# [Task requirements]
Leave out every picture, then transcribe the rest of the listing exactly.

# [Data extract]
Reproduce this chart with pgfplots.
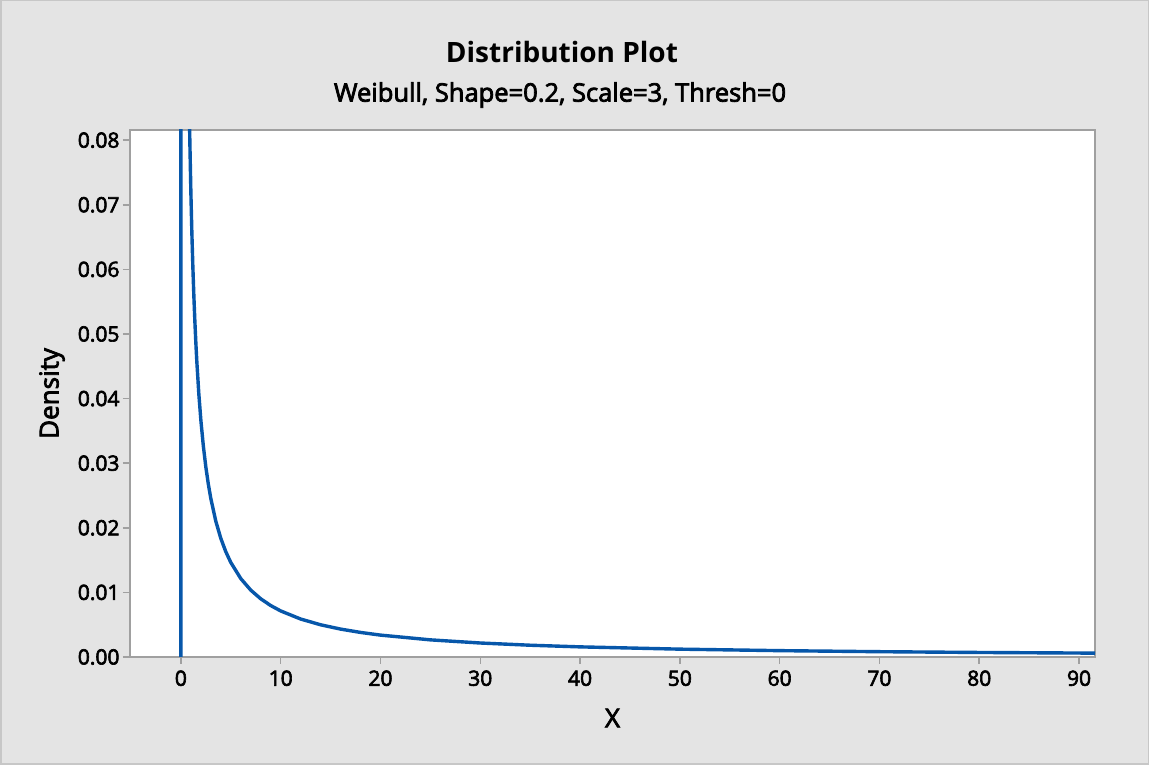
\documentclass[border=0pt]{standalone}
\usepackage{fontspec}
\setmainfont{Open Sans}
\newfontfamily\semib{Open Sans}[BoldFont={Open Sans}, BoldFeatures={FakeBold=3}]
\usepackage{pgfplots}
\pgfplotsset{compat=1.18}
\definecolor{bgc}{HTML}{E4E4E4}
\definecolor{framec}{HTML}{A0A0A0}
\definecolor{curvec}{HTML}{0757AA}
\begin{document}
\begin{tikzpicture}[x=1pt,y=1pt]
\fill[bgc] (0,0) rectangle (1149,765);
\draw[black!22, line width=1.5pt] (0.75,0.75) rectangle (1148.25,764.25);
\useasboundingbox (0,0) rectangle (1149,765);
\node[font=\fontsize{28}{32}\selectfont\bfseries] at (562,765-52) {Distribution Plot};
\node[font=\fontsize{25.5}{29}\semib\bfseries] at (560,765-95) {Weibull, Shape=0.2, Scale=3, Thresh=0};
\begin{axis}[
  at={(130pt,108pt)}, anchor=south west, scale only axis,
  width=965pt, height=527pt,
  xmin=-5.1, xmax=91.6, ymin=0, ymax=0.08158,
  axis background/.style={fill=white},
  axis line style={framec, line width=1.5pt},
  xtick={0,10,20,30,40,50,60,70,80,90},
  ytick={0,0.01,0.02,0.03,0.04,0.05,0.06,0.07,0.08},
  tick pos=left, tick align=outside, major tick length=7pt,
  tick style={framec, line width=1.5pt},
  /pgf/number format/assume math mode=true,
  yticklabel style={/pgf/number format/.cd, fixed, fixed zerofill, precision=2},
  xticklabel style={yshift=-3pt},
  scaled y ticks=false,
  ticklabel style={font=\fontsize{21}{24}\semib\bfseries},
  xlabel={X}, ylabel={Density},
  label style={font=\fontsize{26}{30}\semib\bfseries},
  xlabel style={at={(axis description cs:0.5,-0.1157)}, anchor=center},
  ylabel style={at={(axis description cs:-0.0808,0.5)}, anchor=center},
]
\addplot[curvec, line width=3.4pt, line join=round] coordinates {
(0,0) (0,0.5) (0.5,0.1390) (0.8,0.08908) (0.85,0.08406) (0.9,0.07959) (1.0,0.07194)
(1.1,0.06564) (1.2,0.06034) (1.3,0.05585) (1.4,0.05198) (1.5,0.04860) (1.6,0.04564)
(1.8,0.04067) (2,0.03667) (2.25,0.03265) (2.5,0.02941) (2.75,0.02675) (3,0.02453)
(3.5,0.02101) (4,0.01836) (4.5,0.016295) (5,0.014636) (6,0.01214) (7,0.010352)
(8,0.00901) (9,0.007965) (10,0.00713) (12,0.005878) (14,0.004986) (16,0.004319)
(18,0.003802) (20,0.003389) (25,0.002652) (30,0.002166) (35,0.001822) (40,0.001567)
(50,0.0012138) (60,0.0009826) (70,0.0008208) (80,0.0007009) (91.6,0.000598)
};
\end{axis}
\end{tikzpicture}
\end{document}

# [Answer below]
Reproduce this chart with pgfplots.
\documentclass[border=0pt]{standalone}
\usepackage{fontspec}
\setmainfont{Open Sans}
\newfontfamily\semib{Open Sans}[BoldFont={Open Sans}, BoldFeatures={FakeBold=3}]
\usepackage{pgfplots}
\pgfplotsset{compat=1.18}
\definecolor{bgc}{HTML}{E4E4E4}
\definecolor{framec}{HTML}{A0A0A0}
\definecolor{curvec}{HTML}{0757AA}
\begin{document}
\begin{tikzpicture}[x=1pt,y=1pt]
\fill[bgc] (0,0) rectangle (1149,765);
\draw[black!22, line width=1.5pt] (0.75,0.75) rectangle (1148.25,764.25);
\useasboundingbox (0,0) rectangle (1149,765);
\node[font=\fontsize{28}{32}\selectfont\bfseries] at (562,765-52) {Distribution Plot};
\node[font=\fontsize{25.5}{29}\semib\bfseries] at (560,765-95) {Weibull, Shape=0.2, Scale=3, Thresh=0};
\begin{axis}[
  at={(130pt,108pt)}, anchor=south west, scale only axis,
  width=965pt, height=527pt,
  xmin=-5.1, xmax=91.6, ymin=0, ymax=0.08158,
  axis background/.style={fill=white},
  axis line style={framec, line width=1.5pt},
  xtick={0,10,20,30,40,50,60,70,80,90},
  ytick={0,0.01,0.02,0.03,0.04,0.05,0.06,0.07,0.08},
  tick pos=left, tick align=outside, major tick length=7pt,
  tick style={framec, line width=1.5pt},
  /pgf/number format/assume math mode=true,
  yticklabel style={/pgf/number format/.cd, fixed, fixed zerofill, precision=2},
  xticklabel style={yshift=-3pt},
  scaled y ticks=false,
  ticklabel style={font=\fontsize{21}{24}\semib\bfseries},
  xlabel={X}, ylabel={Density},
  label style={font=\fontsize{26}{30}\semib\bfseries},
  xlabel style={at={(axis description cs:0.5,-0.1157)}, anchor=center},
  ylabel style={at={(axis description cs:-0.0808,0.5)}, anchor=center},
]
\addplot[curvec, line width=3.4pt, line join=round] coordinates {
(0,0) (0,0.5) (0.5,0.1390) (0.8,0.08908) (0.85,0.08406) (0.9,0.07959) (1.0,0.07194)
(1.1,0.06564) (1.2,0.06034) (1.3,0.05585) (1.4,0.05198) (1.5,0.04860) (1.6,0.04564)
(1.8,0.04067) (2,0.03667) (2.25,0.03265) (2.5,0.02941) (2.75,0.02675) (3,0.02453)
(3.5,0.02101) (4,0.01836) (4.5,0.016295) (5,0.014636) (6,0.01214) (7,0.010352)
(8,0.00901) (9,0.007965) (10,0.00713) (12,0.005878) (14,0.004986) (16,0.004319)
(18,0.003802) (20,0.003389) (25,0.002652) (30,0.002166) (35,0.001822) (40,0.001567)
(50,0.0012138) (60,0.0009826) (70,0.0008208) (80,0.0007009) (91.6,0.000598)
};
\end{axis}
\end{tikzpicture}
\end{document}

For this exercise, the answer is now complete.